Before you begin, it’s important that you have a clear idea of what your personal relationship to the sport is. What are your personal goals and realistic expectations? Do you prefer a hands-on coach or a less-guided program? Do you need a one-on-one local coach, or are you able to work remotely via online training programs? Once you’ve established what you want, start looking at what individual coaches offer and how their background, experience, training methodologies, and personality may work with you. For instance, do you desire a coach with extensive experience in your sport? If they have experience, is it important that they’ve performed at the top? Have they been coached before? If so, by whom? What is their level of education in sports physiology, psychology, exercise science, or similar disciplines?

The above are the simple “interview” questions to ask, but coaching isn’t just sitting at a computer, typing into spreadsheets, and analyzing metrics. It’s actually a highly personal relationship. My track coach has seen me crumple at the side of the track in vomit, and my coach has seen me ball my eyes out when faced with the shear loneliness of the sport. My sports psychologist (and former triathlon coach) Skyped me from Bhutan and prevented me from imploding a relationship because the lack of winter riding had me stressed out. And yes, even coaches have coaches. I’ve had the honor of working with some of the best in the business. The following is a list of the specific traits that I’ve found to be paramount in the coaches that I have chosen.

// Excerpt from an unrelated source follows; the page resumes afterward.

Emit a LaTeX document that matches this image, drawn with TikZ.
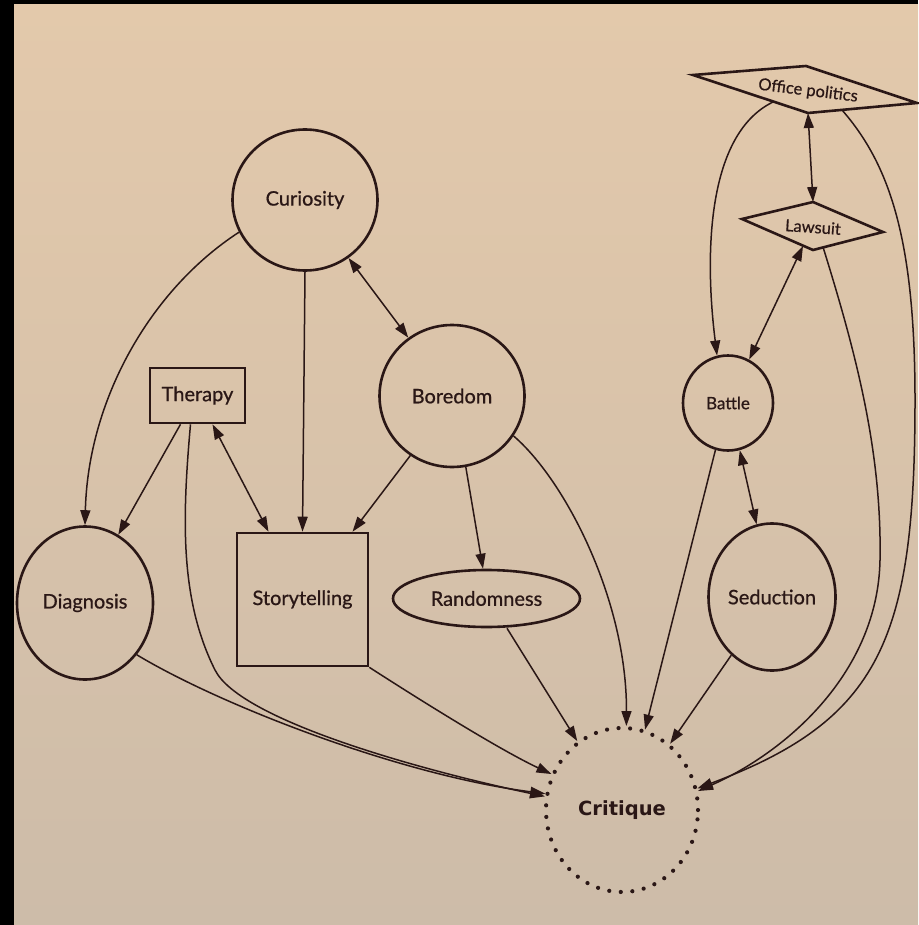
\documentclass[tikz,border=0pt]{standalone}
\usepackage{fontspec}
\usetikzlibrary{shapes.geometric,arrows.meta}
\newfontfamily\gillish[BoldFont={Lato}, BoldFeatures={FakeBold=0.7}]{Lato}
\newfontfamily\critfont{DejaVu Sans}
\definecolor{ink}{HTML}{2A1716}
\definecolor{pagetop}{HTML}{E3C9AB}
\definecolor{pagebot}{HTML}{CDBCA9}
\tikzset{
  nd/.style={draw=ink, line width=2.6pt, inner sep=0pt, text=ink, font=\gillish\bfseries\fontsize{20}{20}\selectfont},
  ell/.style={nd, ellipse},
  box/.style={nd, rectangle},
  small/.style={text=ink, inner sep=0pt, font=\gillish\bfseries\fontsize{16.5}{16.5}\selectfont},
  conn/.style={draw=ink, line width=1.5pt, -{Triangle[length=15pt,width=10pt]}},
  biconn/.style={draw=ink, line width=1.5pt, {Triangle[length=15pt,width=10pt]}-{Triangle[length=15pt,width=10pt]}},
  outline/.style={draw=ink, line width=2.6pt, line join=miter},
}
\begin{document}
\begin{tikzpicture}[x=1pt,y=-1pt]
\useasboundingbox (0,0) rectangle (918,925);
\fill[black] (0,0) rectangle (918,925);
\shade[top color=pagetop, bottom color=pagebot] (14,5) rectangle (918,925);

% nodes
\node[ell, minimum width=145pt, minimum height=141pt] (cur) at (305,200) {Curiosity};
\node[ell, minimum width=145pt, minimum height=142pt] (bor) at (452,396) {Boredom};
\node[box, minimum width=95pt, minimum height=55pt] (ther) at (197.5,395.5) {Therapy};
\node[box, minimum width=131pt, minimum height=133pt] (story) at (302.5,599.5) {Storytelling};
\node[ell, minimum width=136pt, minimum height=153pt] (diag) at (85,603) {Diagnosis};
\node[ell, minimum width=187pt, minimum height=57pt] (rand) at (486.5,598.5) {Randomness};
\node[ell, draw=ink, line width=4.2pt, dash pattern=on 0pt off 11.6pt, line cap=round,
      minimum width=152pt, minimum height=164pt, inner sep=0pt, text=ink,
      font=\critfont\bfseries\fontsize{19.5}{19.5}\selectfont] (crit) at (622,810) {Critique};
\node[ell, minimum width=90pt, minimum height=95pt, font=\gillish\bfseries\fontsize{17}{17}\selectfont] (bat) at (728,403) {Battle};
\node[ell, minimum width=127pt, minimum height=147pt] (sed) at (772,597) {Seduction};

% Office politics (slanted diamond)
\coordinate (offL) at (693,75);
\coordinate (offT) at (806,66);
\coordinate (offR) at (917,103);
\coordinate (offB) at (808,113);
\draw[outline] (offL) -- (offT) -- (offR) -- (offB) -- cycle;
\node[small, rotate=-7] (office) at (808,91) {Office politics};
\coordinate (offS1) at (773,102);
\coordinate (offS2) at (842,110);

% Lawsuit (diamond)
\coordinate (lawL) at (742,219);
\coordinate (lawT) at (813,202);
\coordinate (lawR) at (883,232);
\coordinate (lawB) at (813,250);
\draw[outline] (lawL) -- (lawT) -- (lawR) -- (lawB) -- cycle;
\node[small, rotate=-4] (law) at (813,227) {Lawsuit};
\coordinate (lawS1) at (803,246);
\coordinate (lawS2) at (823,247);

% connectors
\draw[biconn] (cur) -- (bor);
\draw[conn] (cur.206) .. controls (150,290) and (88,400) .. (diag.north);
\draw[conn] (cur.south) -- (story.north);
\draw[conn] ([xshift=-17pt]ther.south) -- (diag.64);
\draw[biconn] ([xshift=15pt]ther.south) -- ([xshift=-34pt]story.north);
\draw[conn] ([xshift=-7pt]ther.south) .. controls (182,520) and (180,600) .. (215,670)
            .. controls (240,720) and (420,770) .. (crit.170);
\draw[conn] (diag.-45) .. controls (220,705) and (400,775) .. (crit.168);
\draw[conn] (bor.-125) -- ([xshift=50pt]story.north);
\draw[conn] (bor.-79) -- ([xshift=-3.5pt]rand.north);
\draw[conn] (bor.-33) .. controls (565,480) and (627,600) .. (crit.87);
\draw[conn] (story.south east) .. controls (420,700) and (500,750) .. (crit.153);
\draw[conn] ([xshift=20.5pt]rand.south) -- (crit.123);
\draw[conn] (bat.-105) -- (crit.74);
\draw[biconn] (bat.-76) -- (sed.102);
\draw[conn] (sed.-125) -- (crit.54);
\draw[conn] (offS1) .. controls (705,135) and (705,260) .. (bat.103);
\draw[biconn] (offB) -- (lawT);
\draw[biconn] (lawS1) -- (bat.64);
\draw[conn] (lawS2) .. controls (855,350) and (882,450) .. (880,560)
            .. controls (878,670) and (790,750) .. (crit.14);
\draw[conn] (offS2) .. controls (890,165) and (915,240) .. (915,400)
            .. controls (915,640) and (880,720) .. (crit.16);
\end{tikzpicture}
\end{document}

A coach must never dictate. Rather, they need to gently guide you. They need to teach you more about yourself, your abilities, and your desires in the sport, while never forcing you to race or try an event that you aren’t comfortable doing. They must treat you with respect.

A coach must be willing to share the INs and OUTs of racing in an event. After all, you need to grow in your tenure as their athlete. Each time that you race, you should learn something new and be able to take it into your next event.

A coach provides positive reinforcement but is not a vapid cheerleader. There is nothing worse than being told that “you look great” when the sag wagon is riding your rear wheel.

A coach must acknowledge that the differences between men and women don’t dictate that women should train differently. Along these lines, a coach must never adversely compare their athletes or pit them against each other.

A coach must have experience in your discipline of sport. This doesn’t mean that they need to have won every event that they’ve entered, but especially for endurance events, having someone who’s been there makes conversations about nutrition and suffering more candid.

Above all, a coach is human. They are not demigods. They make mistakes and they should willingly admit to them. After all, they will learn from you as much as you learn from them.

Finally, you’ll want to be realistic about budget. Coaching programs across the Internet strive to undercut each other — those are generic programs. If you want a truly customized training plan, you’re going to pay more. In general, the more one-on-one your coaching, the higher the premium. You may wish to start with a simple online plan, with the option of upgrading if you feel that you need more individualization or contact. Many coaches offer multi-month packages or discounts to clubs.

Coaches work hard for their athletes to achieve, but we can’t race the race for you, and we can’t train for you. You need to be realistic about your desires, as well as how much time and dedication that you’re willing to give it. Once those goals are established, the synergy between you and your coach strives to develop your potential.